___ EXERCISE INPUT

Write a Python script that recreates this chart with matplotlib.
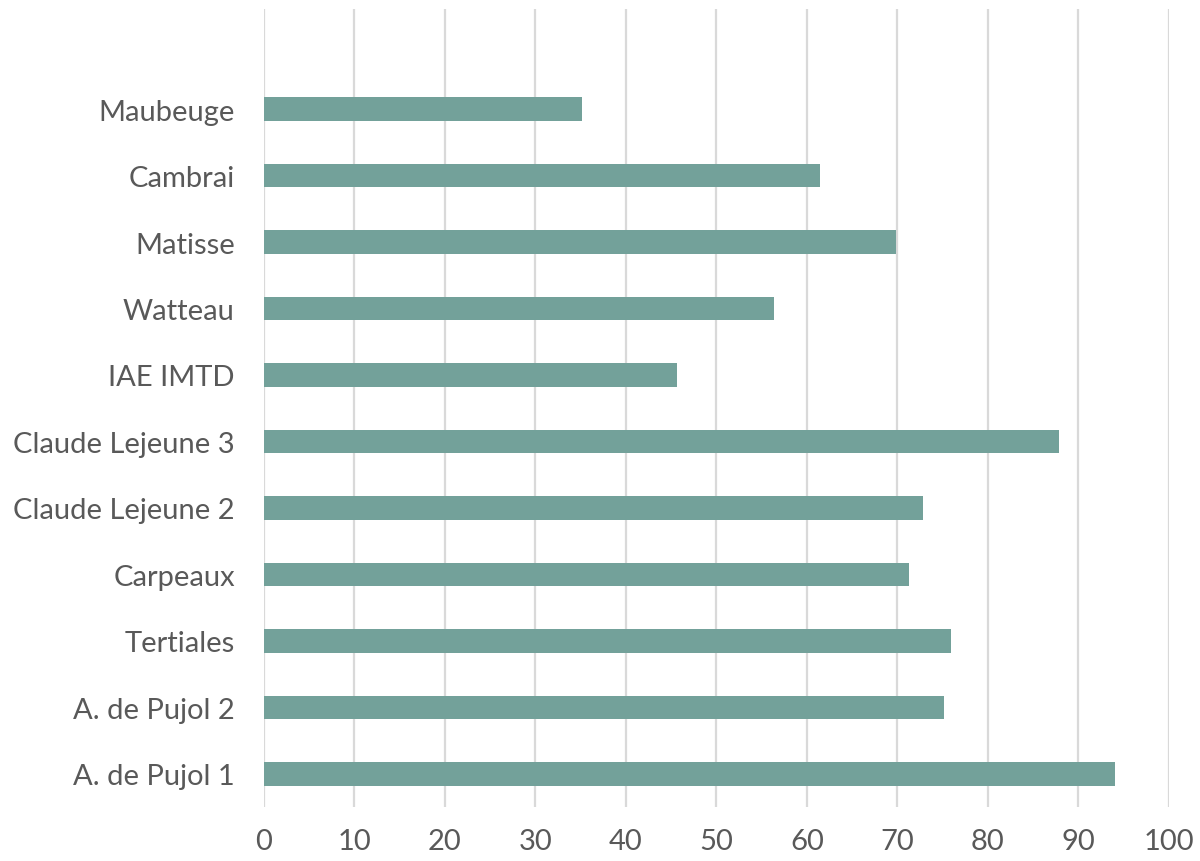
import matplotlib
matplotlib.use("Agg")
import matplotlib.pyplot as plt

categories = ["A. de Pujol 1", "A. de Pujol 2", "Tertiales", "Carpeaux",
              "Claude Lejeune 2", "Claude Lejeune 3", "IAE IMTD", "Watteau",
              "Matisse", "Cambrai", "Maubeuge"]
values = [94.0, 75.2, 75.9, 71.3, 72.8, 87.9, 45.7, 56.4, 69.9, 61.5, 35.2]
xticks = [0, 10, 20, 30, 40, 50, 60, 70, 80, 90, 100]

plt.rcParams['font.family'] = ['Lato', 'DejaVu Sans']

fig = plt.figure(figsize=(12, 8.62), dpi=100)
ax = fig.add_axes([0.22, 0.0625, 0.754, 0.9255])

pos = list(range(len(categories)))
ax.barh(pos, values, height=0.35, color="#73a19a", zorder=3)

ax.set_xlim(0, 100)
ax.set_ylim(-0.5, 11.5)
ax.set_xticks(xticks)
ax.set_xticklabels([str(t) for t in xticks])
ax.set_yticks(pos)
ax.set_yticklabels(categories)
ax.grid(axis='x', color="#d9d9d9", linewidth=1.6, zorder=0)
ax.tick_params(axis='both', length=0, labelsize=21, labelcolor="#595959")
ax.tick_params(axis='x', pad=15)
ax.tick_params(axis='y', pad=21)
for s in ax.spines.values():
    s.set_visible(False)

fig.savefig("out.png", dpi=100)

______
___ EXERCISE INPUT

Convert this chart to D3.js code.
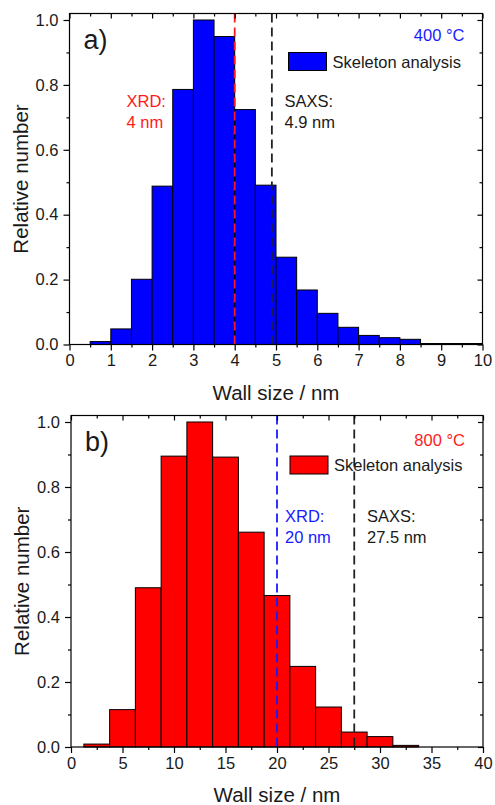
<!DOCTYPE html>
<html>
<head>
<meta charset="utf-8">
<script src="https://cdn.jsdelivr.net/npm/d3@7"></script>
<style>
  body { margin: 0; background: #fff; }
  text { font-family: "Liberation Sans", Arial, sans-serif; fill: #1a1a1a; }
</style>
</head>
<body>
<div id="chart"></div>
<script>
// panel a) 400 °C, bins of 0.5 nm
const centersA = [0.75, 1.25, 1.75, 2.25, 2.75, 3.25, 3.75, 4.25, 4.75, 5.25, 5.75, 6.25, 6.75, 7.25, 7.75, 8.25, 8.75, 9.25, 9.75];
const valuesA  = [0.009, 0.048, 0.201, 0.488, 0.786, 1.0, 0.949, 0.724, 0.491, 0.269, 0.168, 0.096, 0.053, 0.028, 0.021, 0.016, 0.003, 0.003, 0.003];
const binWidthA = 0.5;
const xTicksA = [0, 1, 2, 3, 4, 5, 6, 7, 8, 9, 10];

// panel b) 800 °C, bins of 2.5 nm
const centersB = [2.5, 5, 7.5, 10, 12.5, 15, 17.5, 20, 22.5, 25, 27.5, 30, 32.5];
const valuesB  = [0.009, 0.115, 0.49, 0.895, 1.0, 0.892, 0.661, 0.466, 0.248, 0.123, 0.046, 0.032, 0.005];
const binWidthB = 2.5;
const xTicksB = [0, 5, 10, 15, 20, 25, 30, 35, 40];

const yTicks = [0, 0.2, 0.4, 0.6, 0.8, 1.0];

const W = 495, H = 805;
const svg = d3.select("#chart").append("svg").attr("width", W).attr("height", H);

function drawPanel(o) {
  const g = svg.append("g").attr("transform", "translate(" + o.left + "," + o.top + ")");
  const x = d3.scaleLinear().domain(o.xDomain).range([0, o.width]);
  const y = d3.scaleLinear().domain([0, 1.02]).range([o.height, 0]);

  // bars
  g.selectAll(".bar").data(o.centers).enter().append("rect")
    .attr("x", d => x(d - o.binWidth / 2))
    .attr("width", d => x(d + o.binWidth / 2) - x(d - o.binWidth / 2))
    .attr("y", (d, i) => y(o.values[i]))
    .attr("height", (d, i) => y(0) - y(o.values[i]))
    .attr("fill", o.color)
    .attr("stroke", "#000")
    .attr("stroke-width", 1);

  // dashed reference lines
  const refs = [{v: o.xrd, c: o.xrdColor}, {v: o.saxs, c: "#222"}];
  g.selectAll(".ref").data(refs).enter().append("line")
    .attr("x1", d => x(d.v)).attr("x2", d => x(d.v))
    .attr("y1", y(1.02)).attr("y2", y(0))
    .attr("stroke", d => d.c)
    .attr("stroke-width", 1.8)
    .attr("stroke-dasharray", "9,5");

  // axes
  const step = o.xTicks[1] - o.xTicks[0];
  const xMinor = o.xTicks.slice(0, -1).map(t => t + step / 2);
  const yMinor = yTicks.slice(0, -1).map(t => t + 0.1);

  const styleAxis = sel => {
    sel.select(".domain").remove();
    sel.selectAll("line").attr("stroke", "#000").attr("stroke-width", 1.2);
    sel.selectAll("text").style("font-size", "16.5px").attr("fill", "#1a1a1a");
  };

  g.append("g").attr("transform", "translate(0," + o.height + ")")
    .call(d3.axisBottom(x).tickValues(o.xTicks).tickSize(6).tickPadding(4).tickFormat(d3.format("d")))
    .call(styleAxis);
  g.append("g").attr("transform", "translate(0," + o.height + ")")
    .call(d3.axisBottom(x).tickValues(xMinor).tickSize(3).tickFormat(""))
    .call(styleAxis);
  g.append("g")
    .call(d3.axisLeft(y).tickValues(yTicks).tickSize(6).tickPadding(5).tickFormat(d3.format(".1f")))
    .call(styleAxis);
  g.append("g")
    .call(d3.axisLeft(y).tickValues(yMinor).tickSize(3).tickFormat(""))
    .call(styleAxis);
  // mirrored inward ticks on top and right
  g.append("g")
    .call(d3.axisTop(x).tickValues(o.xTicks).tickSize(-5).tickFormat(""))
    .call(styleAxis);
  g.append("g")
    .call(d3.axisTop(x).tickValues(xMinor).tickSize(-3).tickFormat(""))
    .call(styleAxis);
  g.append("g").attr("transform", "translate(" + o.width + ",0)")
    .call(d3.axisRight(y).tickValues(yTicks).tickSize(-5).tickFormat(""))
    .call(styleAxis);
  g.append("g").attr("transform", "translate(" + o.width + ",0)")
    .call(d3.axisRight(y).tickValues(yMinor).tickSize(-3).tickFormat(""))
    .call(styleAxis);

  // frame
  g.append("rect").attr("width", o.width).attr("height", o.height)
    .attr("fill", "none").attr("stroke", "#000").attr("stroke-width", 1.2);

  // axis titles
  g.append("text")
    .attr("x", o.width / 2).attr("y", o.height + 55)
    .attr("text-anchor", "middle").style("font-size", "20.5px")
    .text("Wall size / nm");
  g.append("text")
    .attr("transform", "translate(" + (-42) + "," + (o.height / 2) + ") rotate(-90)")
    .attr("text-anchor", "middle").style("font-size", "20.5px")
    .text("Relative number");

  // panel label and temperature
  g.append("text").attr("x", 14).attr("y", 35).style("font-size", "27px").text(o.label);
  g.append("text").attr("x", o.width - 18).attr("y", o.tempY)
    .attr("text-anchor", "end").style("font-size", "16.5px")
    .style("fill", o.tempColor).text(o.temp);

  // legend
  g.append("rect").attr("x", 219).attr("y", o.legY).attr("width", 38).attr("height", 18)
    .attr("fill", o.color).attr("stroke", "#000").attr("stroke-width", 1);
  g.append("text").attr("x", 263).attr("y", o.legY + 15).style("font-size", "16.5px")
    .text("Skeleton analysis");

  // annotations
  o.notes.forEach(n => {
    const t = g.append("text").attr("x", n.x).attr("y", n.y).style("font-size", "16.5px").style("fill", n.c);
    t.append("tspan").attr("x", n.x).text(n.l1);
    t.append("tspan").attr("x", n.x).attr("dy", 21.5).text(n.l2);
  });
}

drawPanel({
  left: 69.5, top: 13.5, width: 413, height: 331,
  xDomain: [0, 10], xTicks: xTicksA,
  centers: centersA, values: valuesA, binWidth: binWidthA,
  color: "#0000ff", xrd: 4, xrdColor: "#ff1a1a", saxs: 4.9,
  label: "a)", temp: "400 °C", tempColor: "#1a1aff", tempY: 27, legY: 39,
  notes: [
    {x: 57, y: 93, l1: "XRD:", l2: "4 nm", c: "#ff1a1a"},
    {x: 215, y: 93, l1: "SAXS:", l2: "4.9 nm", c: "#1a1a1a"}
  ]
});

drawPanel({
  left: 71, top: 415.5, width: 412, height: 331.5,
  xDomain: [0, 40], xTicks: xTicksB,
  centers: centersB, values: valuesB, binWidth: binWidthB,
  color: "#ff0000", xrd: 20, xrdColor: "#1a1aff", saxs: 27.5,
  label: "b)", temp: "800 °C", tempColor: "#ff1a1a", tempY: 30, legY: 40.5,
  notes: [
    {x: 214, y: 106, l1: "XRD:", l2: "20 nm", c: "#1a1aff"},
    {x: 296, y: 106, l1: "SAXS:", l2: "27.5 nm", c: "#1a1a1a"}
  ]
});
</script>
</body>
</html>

______
___ EXERCISE INPUT

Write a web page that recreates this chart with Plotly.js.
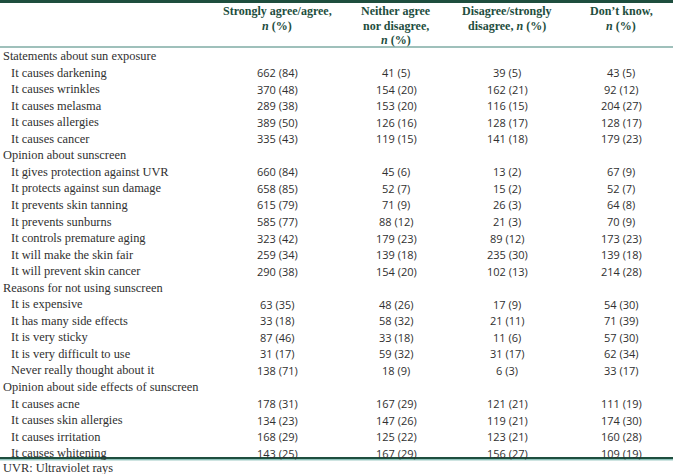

______

_THE PROBLEM:_ Report how many lines in the entries hold the string "that". Nothing but the number is wanted.

_EXERCISE OUTPUT:_ 2